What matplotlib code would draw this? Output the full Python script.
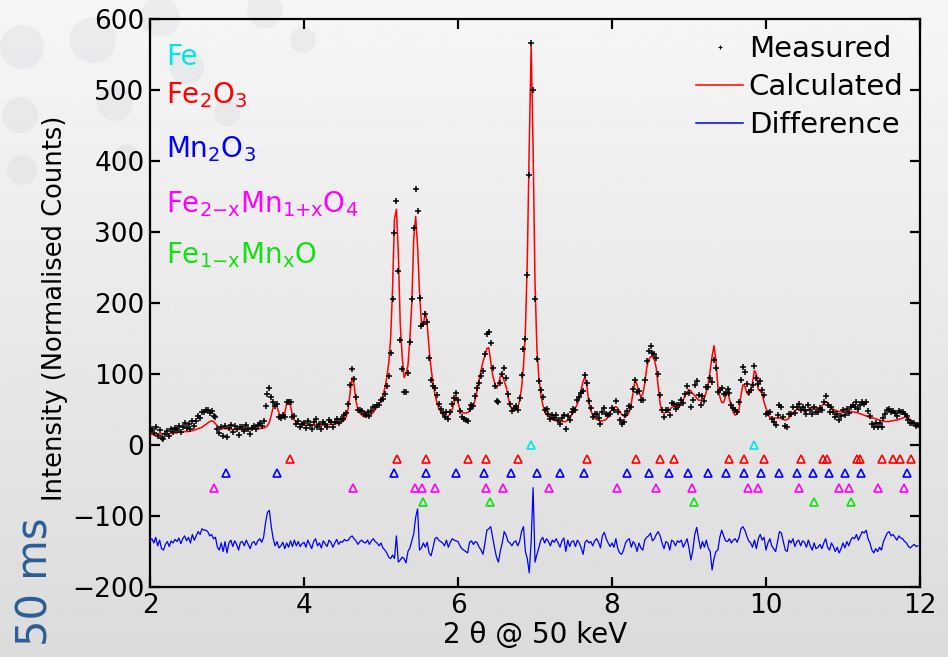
import numpy as np
import matplotlib.pyplot as plt
from matplotlib.patches import Circle
from matplotlib.lines import Line2D

plt.rcParams['font.family'] = ['DejaVu Sans']
plt.rcParams['mathtext.default'] = 'regular'

# 2theta grid (0.025 deg steps), 20 values per row of the tables below
two_theta = np.linspace(2.0, 11.975, 400)

measured = np.array([
    20, 23, 17, 25, 13, 21, 10, 8, 16, 20, 13, 22, 19, 24, 21, 27, 19, 26, 31, 24,
    29, 22, 34, 27, 34, 41, 38, 47, 47, 49, 49, 45, 48, 41, 40, 23, 17, 26, 13, 27,
    11, 24, 28, 19, 27, 22, 14, 25, 26, 20, 28, 22, 16, 24, 27, 22, 28, 31, 27, 34,
    55, 72, 80, 67, 61, 55, 58, 40, 38, 42, 39, 60, 60, 60, 39, 41, 30, 34, 26, 30,
    31, 24, 34, 28, 22, 32, 36, 26, 30, 23, 33, 29, 25, 35, 32, 25, 32, 37, 31, 36,
    36, 42, 45, 58, 85, 107, 93, 67, 50, 49, 48, 43, 42, 46, 41, 48, 54, 54, 56, 56,
    64, 65, 72, 83, 97, 130, 205, 298, 344, 245, 148, 107, 75, 74, 102, 145, 205, 305, 360, 330,
    207, 167, 170, 184, 173, 123, 92, 83, 80, 70, 58, 51, 45, 39, 46, 37, 47, 58, 66, 73,
    64, 48, 40, 37, 35, 34, 51, 56, 55, 69, 80, 88, 97, 104, 128, 156, 159, 143, 108, 83,
    62, 60, 88, 100, 108, 95, 72, 58, 48, 52, 55, 50, 66, 98, 135, 150, 240, 380, 566, 500,
    205, 121, 90, 78, 67, 50, 51, 44, 36, 42, 38, 42, 35, 29, 38, 42, 23, 41, 35, 46,
    51, 49, 64, 68, 73, 76, 99, 88, 62, 52, 40, 43, 44, 38, 29, 46, 52, 44, 42, 43,
    52, 49, 62, 46, 35, 29, 33, 42, 48, 55, 54, 79, 92, 75, 76, 63, 64, 92, 118, 132,
    140, 130, 128, 122, 100, 70, 49, 39, 50, 50, 42, 59, 58, 51, 57, 57, 64, 59, 72, 83,
    73, 54, 64, 84, 90, 71, 57, 69, 62, 81, 82, 95, 89, 120, 108, 74, 78, 80, 72, 73,
    79, 73, 56, 52, 50, 47, 60, 92, 110, 103, 86, 75, 78, 84, 111, 94, 86, 90, 78, 70,
    44, 45, 47, 36, 32, 28, 42, 56, 53, 40, 27, 26, 44, 44, 53, 45, 54, 58, 49, 54,
    50, 44, 56, 50, 44, 54, 46, 47, 52, 49, 60, 69, 56, 47, 54, 47, 39, 44, 35, 41,
    49, 42, 51, 45, 53, 57, 54, 60, 51, 56, 61, 58, 61, 48, 41, 30, 26, 31, 26, 31,
    26, 38, 43, 49, 51, 46, 48, 45, 41, 48, 46, 46, 43, 41, 35, 31, 31, 31, 27, 28,
])

calculated = np.array([
    15, 15, 15, 15, 15, 15, 16, 16, 16, 16, 16, 17, 17, 17, 17, 18, 18, 18, 19, 19,
    19, 20, 20, 21, 22, 23, 24, 25, 27, 29, 31, 33, 34, 33, 30, 27, 25, 24, 23, 23,
    23, 22, 22, 22, 22, 22, 22, 22, 22, 22, 22, 22, 22, 22, 23, 23, 23, 23, 24, 24,
    25, 27, 32, 42, 53, 57, 54, 45, 40, 39, 45, 58, 64, 55, 42, 35, 32, 30, 29, 29,
    28, 28, 28, 28, 28, 28, 28, 28, 28, 28, 28, 28, 28, 29, 29, 29, 30, 30, 31, 32,
    33, 35, 40, 52, 75, 95, 85, 62, 50, 45, 42, 40, 40, 40, 41, 43, 46, 50, 54, 58,
    62, 70, 80, 95, 115, 150, 220, 318, 332, 270, 170, 125, 95, 100, 112, 150, 200, 290, 322, 280,
    215, 172, 168, 188, 170, 135, 108, 88, 72, 60, 52, 47, 43, 41, 40, 41, 44, 50, 60, 68,
    60, 50, 46, 45, 45, 46, 48, 51, 55, 65, 78, 92, 105, 118, 126, 136, 137, 118, 98, 88,
    80, 85, 97, 98, 90, 82, 68, 56, 50, 49, 50, 52, 62, 80, 110, 160, 260, 420, 562, 420,
    230, 135, 95, 72, 57, 48, 43, 40, 38, 36, 35, 34, 33, 33, 33, 33, 33, 35, 38, 42,
    46, 52, 58, 66, 78, 90, 96, 82, 60, 48, 42, 38, 36, 35, 34, 34, 35, 36, 40, 46,
    50, 53, 54, 52, 47, 43, 41, 40, 42, 47, 58, 75, 92, 85, 74, 68, 72, 86, 108, 120,
    124, 125, 120, 108, 82, 58, 47, 45, 46, 48, 50, 53, 54, 53, 52, 54, 58, 63, 70, 75,
    78, 76, 72, 70, 66, 63, 63, 65, 66, 75, 87, 105, 125, 140, 118, 82, 68, 60, 60, 68,
    75, 65, 54, 46, 42, 44, 50, 70, 85, 83, 74, 70, 76, 88, 105, 100, 78, 76, 72, 60,
    52, 43, 39, 38, 38, 38, 38, 38, 37, 36, 35, 36, 38, 42, 45, 48, 50, 52, 51, 49,
    47, 48, 50, 52, 52, 52, 52, 51, 52, 55, 58, 61, 60, 55, 52, 50, 49, 48, 47, 47,
    47, 47, 47, 47, 47, 47, 46, 46, 45, 44, 43, 42, 41, 40, 39, 38, 38, 37, 36, 35,
    34, 34, 33, 33, 33, 34, 34, 35, 35, 36, 37, 38, 39, 39, 38, 36, 33, 31, 30, 30,
])

diff_offset = -140

# reflection positions for each phase
phase_labels = ['Fe', r'Fe$_2$O$_3$', r'Mn$_2$O$_3$',
                r'Fe$_{2{-}x}$Mn$_{1{+}x}$O$_4$', r'Fe$_{1{-}x}$Mn$_x$O']
phase_colors = ['#00e6e6', '#ff0000', '#0000ff', '#ff00ff', '#11e011']
phase_levels = [0, -20, -40, -60, -80]
fe_pos = [6.95, 9.84]
fe2o3_pos = [3.82, 5.21, 5.59, 6.13, 6.37, 6.78, 7.67, 8.31, 8.62, 8.81, 9.52, 9.72,
             9.98, 10.45, 10.74, 10.79, 11.18, 11.22, 11.51, 11.65, 11.74, 11.88]
mn2o3_pos = [2.99, 3.65, 5.17, 5.59, 5.97, 6.34, 6.69, 7.02, 7.33, 7.63, 8.20, 8.48,
             8.74, 8.99, 9.25, 9.48, 9.72, 9.94, 10.17, 10.40, 10.61, 10.82, 11.03,
             11.23, 11.83]
spinel_pos = [2.83, 4.63, 5.44, 5.53, 5.70, 6.37, 6.59, 7.18, 8.06, 8.57, 9.04, 9.76,
              9.89, 10.43, 10.95, 11.08, 11.45, 11.79]
wustite_pos = [5.54, 6.42, 9.06, 10.62, 11.11]
phase_positions = [fe_pos, fe2o3_pos, mn2o3_pos, spinel_pos, wustite_pos]

fig = plt.figure(figsize=(9.48, 6.57), dpi=100)

# slide background: grey gradient with faint bubbles
bg = fig.add_axes([0, 0, 1, 1], zorder=-1)
grad = np.linspace(0.965, 0.86, 256)[:, None]
bg.imshow(grad, cmap='gray', vmin=0, vmax=1, aspect='auto', extent=[0, 948, 657, 0])
bubbles = [(22, 47, 22), (93, 40, 23), (20, 115, 18), (115, 103, 18), (22, 170, 15),
           (127, 157, 13), (160, 17, 20), (187, 67, 17), (227, 113, 13), (303, 40, 13),
           (265, 10, 18)]
for bx, by, br in bubbles:
    bg.add_patch(Circle((bx, by), br, facecolor='#cfd5dc', edgecolor='none', alpha=0.3))
bg.set_xlim(0, 948)
bg.set_ylim(657, 0)
bg.axis('off')

fig.text(36 / 948, 1 - 518 / 657, '50 ms', rotation=90, ha='center', va='top',
         fontsize=30, color='#2b5e95')

ax = fig.add_axes([150 / 948, 1 - 587 / 657, 770 / 948, 568 / 657])
ax.set_facecolor('none')

ax.plot(two_theta, calculated, color='#ff0000', lw=1.1, zorder=3)
ax.plot(two_theta, measured, ls='none', marker='+', ms=4, mew=1.1, color='black', zorder=4)
ax.plot(two_theta, measured - calculated + diff_offset, color='#0000ff', lw=0.9, zorder=3)

for pos, lvl, col in zip(phase_positions, phase_levels, phase_colors):
    ax.plot(pos, [lvl] * len(pos), ls='none', marker='^', ms=6, mfc='none',
            mec=col, mew=1.2, zorder=3)

label_y = [0.919, 0.852, 0.757, 0.660, 0.570]
for lab, col, yy in zip(phase_labels, phase_colors, label_y):
    ax.text(0.021, yy, lab, transform=ax.transAxes, color=col, fontsize=20,
            ha='left', va='baseline')

handles = [Line2D([], [], ls='none', marker='+', ms=3, mew=0.8, color='black'),
           Line2D([], [], color='#ff0000', lw=1.1),
           Line2D([], [], color='#0000ff', lw=1.1)]
ax.legend(handles, ['Measured', 'Calculated', 'Difference'], loc='upper right',
          bbox_to_anchor=(0.999, 1.0), frameon=False, fontsize=21, handlelength=1.6,
          handletextpad=0.2, labelspacing=0.35, borderaxespad=0.1, borderpad=0.44)

ax.set_xlim(2, 12)
ax.set_ylim(-200, 600)
ax.set_xticks([2, 4, 6, 8, 10, 12])
ax.set_yticks([-200, -100, 0, 100, 200, 300, 400, 500, 600])
ax.tick_params(direction='in', length=7, width=1.6, top=True, right=True,
               labelsize=19, pad=4)
for sp in ax.spines.values():
    sp.set_linewidth(1.6)

ax.set_xlabel('2 θ @ 50 keV', fontsize=20, labelpad=2)
ax.set_ylabel('Intensity (Normalised Counts)', fontsize=18.5)
ax.yaxis.set_label_coords(-0.1065, 0.49)

fig.savefig('out.png', dpi=100)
__________________________________________________
WHAT IS NEEDED.
Begin at the first line of the material and copy each line exactly through the one containing "from matplotlib.lines import Line2D". Omit pictures.

EXERCISE RESULT.
What matplotlib code would draw this? Output the full Python script.
import numpy as np
import matplotlib.pyplot as plt
from matplotlib.patches import Circle
from matplotlib.lines import Line2D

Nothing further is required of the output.